214.1
Researching the Global Financial Class
To date, class formation on a global scale has been researched from two perspectives. Firstly, as a “transnational capitalist class”, based on the organisational structure of global corporations and international bodies of governance. Secondly, on the basis of “transnational professionals”, who pursue international careers as highly skilled migrants, thereby creating a transnational social space. In contrast, we locate the basis for class formation in the communalities produced by the social embeddedness of markets.
Following arguments from Economic Sociology and the Social Studies of Finance, markets are structurally, culturally, cognitively and politically embedded in social networks, calculative and communicative practices, and political struggles. We combine this analytical understanding of markets with Pierre Bourdieu’s field theory.
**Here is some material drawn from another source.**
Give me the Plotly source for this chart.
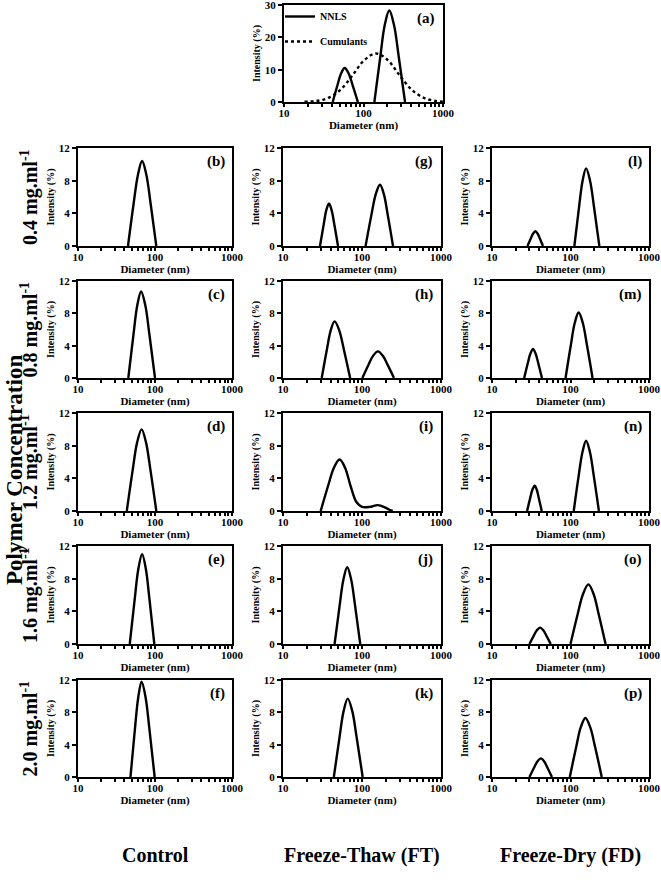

It is argued that the forms of embeddedness translate into specific forms of economic, social and cultural capital, and that cultural and cognitive embeddedness produce a common worldview and habitus of market actors. Consequently, class formation becomes legible as rooted in practices of the economic sphere. In the case of finance, these practices are intrinsically geared towards a global horizon of valuation and exchange. Financial markets thus represent the site for the formation of what we term the global financial class.
Our approach thus reconceptualises the notion of (global) class beyond distributional properties and towards an analysis of the economic practices within specific fields of the global economy.